スケボー移動は、非効率的と言えば、間違いなく非効率的だ。
流れる景色を楽しみながら進むのであれば、自転車の方が速い。
細かいところに気づきながら進むのであれば、散歩のように行く方が良い。
その両者の良いところ取りと言えばそうだし、中途半端と言えばそれもそう。それがスケボー移動だった。

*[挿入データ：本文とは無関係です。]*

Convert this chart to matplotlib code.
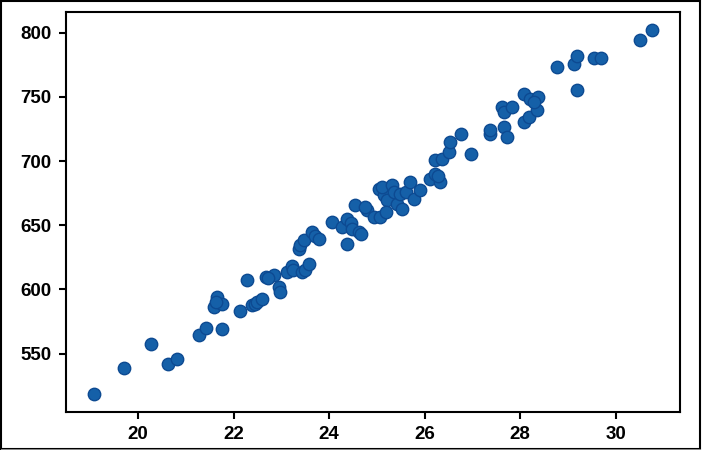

持ち運びが簡単なことが、移動手段としてのボードの1番の良さだと思う。
板一枚抱えるだけ。電車に乗っても、特に邪魔になることもない。
歩きたいときに歩き、滑りたいときに滑り。
悠々自適な旅の、「自適さ」の選択肢に加えるにはちょうど良い。
今回は、柏の葉キャンパスで終えたから以上のような感想が出た。
東京の方まで行けば、人も車も多くなるので、また違ったことを言っていただろう。
開発されながらも、まだ穏やかな時間が流れることも多い、つくばエクスプレス沿線地域の側面を見た移動であった。
おしまい!
(追記)
この3週間後に顔面から転んで、全身擦り傷だらけになって以来、スケボーにはあまり乗っていない。